Septiembre
2015
La
revolución norteamericana del siglo XVIII, sacándose de encima el yugo
monárquico del Estado Británico, inauguró el período de crecimiento y bienestar
a gran escala más impresionante y veloz de toda la historia humana.
Una
epopeya liderada por una pequeña élite de hombres ilustrados, racionales y con
un elevado sentido de la ética que pasaron a la historia con el nombre de
“Padres Fundadores”.
Su
idea genial: asegurar mediante una Constitución inteligente y revolucionaria
algo que hasta entonces nunca se había dado: que el Estado fuese el protector
de los derechos de cada hombre; de su libertad para buscar la felicidad.
Protegiendo a todos los ciudadanos de
aquellos que violaran sus derechos -sus libertades- iniciando el uso de la
fuerza física. Y que tal sistema no dependiese de las intenciones o el carácter
moral de algún funcionario, impidiendo toda tergiversación legal que directa o
indirectamente apuntara hacia la restauración de la tiranía.
Su
espíritu quedó sintetizado en las palabras de uno de esos hombres, Thomas
Jefferson: “Los dos enemigos de la gente
son los criminales y el gobierno, de modo que atemos al segundo con las cadenas
de la Constitución para que no se convierta en la versión legalizada del
primero”.
Un
siglo más tarde aquí, en nuestra Argentina, esa epopeya tuvo su contraparte
liderada por otro pequeño grupo de hombres ilustrados, racionales y con elevado
sentido de la ética. La Constitución que idearon (la que en teoría nos rige)

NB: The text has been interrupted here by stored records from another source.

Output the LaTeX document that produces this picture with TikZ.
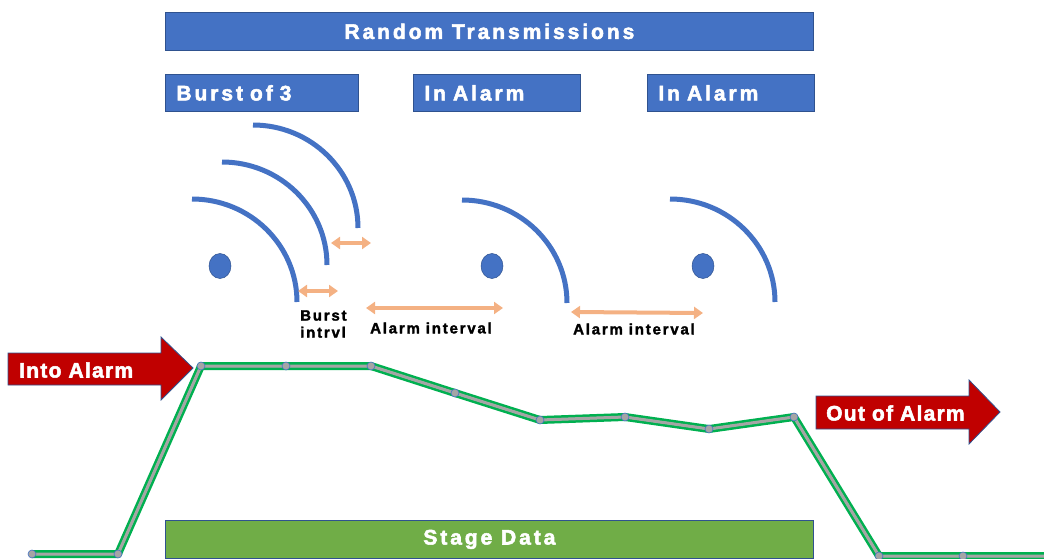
\documentclass[tikz,border=0pt]{standalone}
\usepackage{fontspec}
\setmainfont{Liberation Sans}
\newfontfamily\bannerfont{Liberation Sans Bold}[LetterSpace=14,FakeBold=2.5]
\newfontfamily\arrowfont{Liberation Sans Bold}[LetterSpace=6,FakeBold=2.5]
\newfontfamily\notefont{Liberation Sans Bold}[LetterSpace=12,FakeBold=2]
\usetikzlibrary{arrows.meta,shapes.geometric}
\definecolor{boxblue}{HTML}{4472C4}
\definecolor{edgeblue}{HTML}{2F528F}
\definecolor{alarmred}{HTML}{C00000}
\definecolor{stagegreen}{HTML}{70AD47}
\definecolor{linegreen}{HTML}{00B050}
\definecolor{linegray}{HTML}{A5A5A5}
\definecolor{gaporange}{HTML}{F4B183}

\begin{document}
\begin{tikzpicture}[x=1pt,y=-1pt,>=Latex]
  \tikzstyle{banner}=[draw=edgeblue,fill=boxblue,line width=0.8pt,text=white,inner sep=0pt,font=\bannerfont\fontsize{21}{25}\selectfont]
  \tikzstyle{tagbox}=[banner,anchor=north west,inner xsep=11pt,align=left,minimum height=37pt]
  \tikzstyle{wave}=[draw=boxblue,line width=5pt]
  \tikzstyle{dot}=[ellipse,fill=boxblue,draw=edgeblue,line width=0.5pt,minimum width=22pt,minimum height=25pt,inner sep=0pt]
  \tikzstyle{gap}=[<->,draw=gaporange,line width=4pt,>={Triangle[length=9pt,width=12pt]}]
  \tikzstyle{note}=[inner sep=0pt,font=\notefont\fontsize{15}{17}\selectfont]
  \tikzstyle{bigarrow}=[fill=alarmred,draw=edgeblue,line width=0.8pt]
  \tikzstyle{arrowtxt}=[text=white,anchor=west,inner sep=0pt,font=\arrowfont\fontsize{21}{25}\selectfont]
  \tikzstyle{lineback}=[draw=linegreen,line width=8pt,line join=round]
  \tikzstyle{linegap}=[draw=white,line width=2pt,line join=round,xshift=1pt,yshift=-2pt]
  \tikzstyle{linecore}=[draw=linegray,line width=3pt,line join=round,xshift=0.1pt,yshift=-0.3pt]
  \tikzstyle{ptmark}=[circle,fill=linegray,draw=boxblue,line width=0.6pt,minimum size=8pt,inner sep=0pt]
  \useasboundingbox (0,0) rectangle (1044,559);

  % banners
  \node[banner,anchor=north west,minimum width=648pt,minimum height=38pt] (random) at (165,12) {Random Transmissions};
  \node[tagbox,text width=171pt] (burst) at (165,74) {Burst of 3};
  \node[tagbox,text width=145pt] (alarmA) at (413,74) {In Alarm};
  \node[tagbox,text width=145pt] (alarmB) at (647,74) {In Alarm};

  % transmissions
  \foreach \n/\px in {1/220,2/492,3/703}
    \node[dot] (tx\n) at (\px,266) {};
  \foreach \sx/\sy in {192/199,222/162,253/125,462/200,670/199}
    \draw[wave] (\sx,\sy) arc[start angle=90,end angle=0,x radius=105pt,y radius=103pt];

  % intervals
  \coordinate (b1l) at (298,291); \coordinate (b1r) at (338,291);
  \coordinate (b2l) at (331,243); \coordinate (b2r) at (371,243);
  \coordinate (a1l) at (366,308); \coordinate (a1r) at (503,308);
  \coordinate (a2l) at (571,312); \coordinate (a2r) at (703,313);
  \draw[gap] (b1l) -- (b1r);
  \draw[gap] (b2l) -- (b2r);
  \draw[gap] (a1l) -- (a1r);
  \draw[gap] (a2l) -- (a2r);
  \node[note,anchor=west,align=left] (burstgap) at (300,324) {Burst\\intrvl};
  \node[note] (alarmgapA) at (431,328) {Alarm interval};
  \node[note] (alarmgapB) at (634,329) {Alarm interval};

  % alarm arrows
  \draw[bigarrow] (8,353) -- (161,353) -- (161,337) -- (193,368) -- (161,400) -- (161,385) -- (8,385) -- cycle;
  \node[arrowtxt] (into) at (19,370) {Into Alarm};
  \draw[bigarrow] (816,396) -- (969,396) -- (969,380) -- (1000,412) -- (969,444) -- (969,429) -- (816,429) -- cycle;
  \node[arrowtxt] (outof) at (826,413) {Out of Alarm};

  % stage data
  \node[banner,anchor=north west,fill=stagegreen,minimum width=648pt,minimum height=38pt] (stage) at (165,520) {Stage Data};
  \foreach \n/\px/\py in {1/32/554,2/118/554,3/201/366,4/286/366,5/371/366,6/455/393,
      7/540/420,8/625/417,9/709/429,10/794/417,11/879/556,12/963/556,13/1044/556}
    \coordinate (p\n) at (\px,\py);
  \foreach \st in {lineback,linegap,linecore}
    \draw[\st] (p1) \foreach \i in {2,...,13} { -- (p\i)};
  \foreach \i in {1,...,12}
    \node[ptmark] (m\i) at (p\i) {};
\end{tikzpicture}
\end{document}
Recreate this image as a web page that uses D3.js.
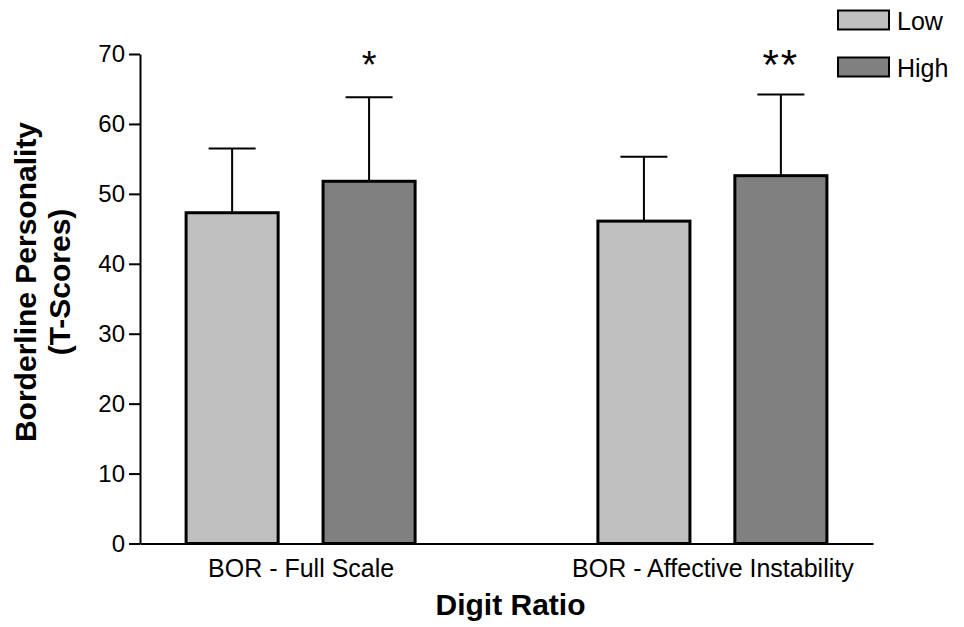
<!DOCTYPE html>
<html>
<head>
<meta charset="utf-8">
<script src="https://cdn.jsdelivr.net/npm/d3@7"></script>
<style>
  body { margin: 0; background: #fff; }
  text { font-family: "Liberation Sans", Arial, sans-serif; fill: #000; }
</style>
</head>
<body>
<script>
// data
var categories = ['BOR - Full Scale', 'BOR - Affective Instability']
var groups = ['Low', 'High']
var lowMeans = [47.3, 46.1]
var highMeans = [51.8, 52.6]
var lowErr = [9.2, 9.2]
var highErr = [12.0, 11.6]
var stars = ['*', '**']
var yTicks = [0, 10, 20, 30, 40, 50, 60, 70]

var colors = { Low: '#c0c0c0', High: '#808080' }

var rows = categories.map(function(c, i) {
  return {
    cat: c,
    star: stars[i],
    values: [
      { group: 'Low', mean: lowMeans[i], err: lowErr[i] },
      { group: 'High', mean: highMeans[i], err: highErr[i] }
    ]
  }
})

var svg = d3.select('body').append('svg')
  .attr('width', 964).attr('height', 627)

var plotL = 140, plotR = 873, plotT = 54, plotB = 543.5

var x = d3.scalePoint().domain(categories).range([plotL, plotR]).padding(0.39)
var xs = d3.scaleBand().domain(groups).range([-114.5, 114.5]).paddingInner(0.328)
var y = d3.scaleLinear().domain([0, 70]).range([plotB, plotT])

// y axis
var yAxis = svg.append('g').attr('transform', 'translate(' + plotL + ',0)')
  .call(d3.axisLeft(y).tickValues(yTicks).tickSize(11).tickPadding(4).tickSizeOuter(0))
yAxis.select('.domain').attr('stroke', '#000').attr('stroke-width', 2)
yAxis.selectAll('.tick line').attr('stroke', '#000').attr('stroke-width', 2)
yAxis.selectAll('.tick text').style('font-size', '24px').attr('fill', '#000')
  .style('font-family', '"Liberation Sans", Arial, sans-serif')

// x axis line, category labels only
var xAxis = svg.append('g').attr('transform', 'translate(0,' + plotB + ')')
  .call(d3.axisBottom(x).tickSize(0).tickPadding(16))
xAxis.select('.domain').attr('stroke', '#000').attr('stroke-width', 2)
xAxis.selectAll('.tick text').style('font-size', '25px').attr('fill', '#000')
  .style('font-family', '"Liberation Sans", Arial, sans-serif')

// bars
var grp = svg.selectAll('.grp').data(rows).enter().append('g')
  .attr('class', 'grp')
  .attr('transform', function(d) { return 'translate(' + x(d.cat) + ',0)' })

// error bars first (upper only), bars drawn over them
grp.selectAll('.err').data(function(d) { return d.values }).enter().append('line')
  .attr('class', 'err')
  .attr('x1', function(d) { return xs(d.group) + xs.bandwidth() / 2 })
  .attr('x2', function(d) { return xs(d.group) + xs.bandwidth() / 2 })
  .attr('y1', function(d) { return y(d.mean) })
  .attr('y2', function(d) { return y(d.mean + d.err) })
  .attr('stroke', '#000').attr('stroke-width', 2)

grp.selectAll('.cap').data(function(d) { return d.values }).enter().append('line')
  .attr('class', 'cap')
  .attr('x1', function(d) { return xs(d.group) + xs.bandwidth() / 2 - 23.5 })
  .attr('x2', function(d) { return xs(d.group) + xs.bandwidth() / 2 + 23.5 })
  .attr('y1', function(d) { return y(d.mean + d.err) })
  .attr('y2', function(d) { return y(d.mean + d.err) })
  .attr('stroke', '#000').attr('stroke-width', 2)

grp.selectAll('.bar').data(function(d) { return d.values }).enter().append('rect')
  .attr('class', 'bar')
  .attr('x', function(d) { return xs(d.group) })
  .attr('width', xs.bandwidth())
  .attr('y', function(d) { return y(d.mean) })
  .attr('height', function(d) { return y(0) - y(d.mean) })
  .attr('fill', function(d) { return colors[d.group] })
  .attr('stroke', '#000').attr('stroke-width', 3)

// significance stars above the High bar
grp.append('text')
  .attr('x', function(d) { return xs('High') + xs.bandwidth() / 2 })
  .attr('y', function(d) { return d.star.length > 1 ? 79 : 78 })
  .attr('text-anchor', 'middle')
  .style('font-size', function(d) { return d.star.length > 1 ? '42px' : '38px' })
  .style('letter-spacing', function(d) { return d.star.length > 1 ? '2px' : '0px' })
  .text(function(d) { return d.star })

// axis titles
svg.append('text')
  .attr('x', (plotL + plotR) / 2 + 4).attr('y', 615)
  .attr('text-anchor', 'middle')
  .style('font-size', '30px').style('font-weight', 'bold')
  .text('Digit Ratio')

var yt = svg.append('text')
  .attr('transform', 'translate(36,282) rotate(-90)')
  .attr('text-anchor', 'middle')
  .style('font-size', '30px').style('font-weight', 'bold')
yt.append('tspan').attr('x', 0).attr('y', 0).text('Borderline Personality')
yt.append('tspan').attr('x', 0).attr('y', 34).text('(T-Scores)')

// legend
var leg = svg.selectAll('.leg').data(groups).enter().append('g')
  .attr('class', 'leg')
  .attr('transform', function(d, i) { return 'translate(838,' + (10.5 + i * 47) + ')' })
leg.append('rect')
  .attr('width', 51).attr('height', 19)
  .attr('fill', function(d) { return colors[d] })
  .attr('stroke', '#000').attr('stroke-width', 2)
leg.append('text')
  .attr('x', 59).attr('y', 19.5)
  .style('font-size', '25px')
  .text(function(d) { return d })
</script>
</body>
</html>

transcribió gran parte de las disposiciones y se inspiró en los mismos nobles
ideales de la norteamericana.
Tanto
en el país del norte como en el nuestro, el impulso libertario inicial (con su
correlato de fuerte desarrollo y bienestar) operó a pleno aún cuando sujeto a
gradual desaceleración, durante unos 80 años.
Sin
embargo ambos convencionales pecaron de optimismo, subestimando a largo plazo
la capacidad humana de poner el ingenio al servicio de la ambición parasitaria en
el delicado ámbito de la legislación, que fue violando gradualmente los
principios racionales que le daban legitimidad. Y efectividad práctica, claro.
No
analizaremos aquí la evidente declinación moral estadounidense a través del
tiempo ni sus actuales, raquíticos, índices de crecimiento.
Limitémonos
a observar con objetividad qué sucedió en nuestra nación durante las últimas 8
décadas.
En
ese lapso el concepto sobre la naturaleza del gobierno realizó un giro de 180º:
ya no es el protector de las libertades de la gente sino su más peligroso
conculcador. Ya no nos ampara de los violentos que inician la fuerza; es él
quien la inicia agrediéndonos mediante coacción (tributaria, reglamentaria)
bajo cualquier formato y en toda cuestión que sea funcional a sus caprichos; a
sus intereses facciosos. Ya no promulga leyes que sean refugio de individuos oprimidos
sino otras que sirven de arma a los opresores; normas subjetivas que fomentan
incertidumbres y miedos. Cuya interpretación, además, se reservan.
La
inversión moral está completa. El modelo falsificado reemplazó al original: nos
encontramos de nuevo en el punto de partida de las monarquías autoritarias o
del feudalismo medieval con sus siervos de la gleba (mírese sino, la brutal realidad
de nuestras provincias).
El
Estado puede hacer hoy lo que se le antoje cargando el yugo de sus costos sobre
el progreso de todos mientras los ciudadanos sólo pueden trabajar, crear,
producir, instruirse, poseer, donar o comerciar bajo incontables condiciones,
sobrecostos y permisos.
Igual
que en las épocas más oscuras de la historia humana, cuando predominaba la
fuerza bruta y quienes nada producían dictaminaban sobre qué, dónde, cómo,
cuándo y cuánto producir. Cuando la búsqueda personal y familiar de la
felicidad no figuraba, ni por asomo, entre lo permitido.
Podríamos
preguntarnos entonces ¿cuál es la autoridad moral, ética, contractual de las
personas que nos exigen estos “permisos”, más allá de la mera fuerza bruta?
¿Dónde y cuándo firmamos aceptando su potestad para prohibirnos todo lo que
nuestra Constitución permite?
Porque
lo más cercano a un Contrato Social válido es esa Constitución Nacional que ellos
violan y falsifican desde los años ’40 del siglo pasado.
Consideremos
pues estas cuestiones de fondo, que van mucho más allá de la coyuntura
política.
Y
procuremos obrar en consecuencia no sólo al momento de votar, cada dos o cuatro
años, sino con las semillas de docencia de cada una de las opiniones que expresamos
en nuestra vida de relación.
Los
patriotas que nos legaron aquel espíritu libertario no se merecen menos.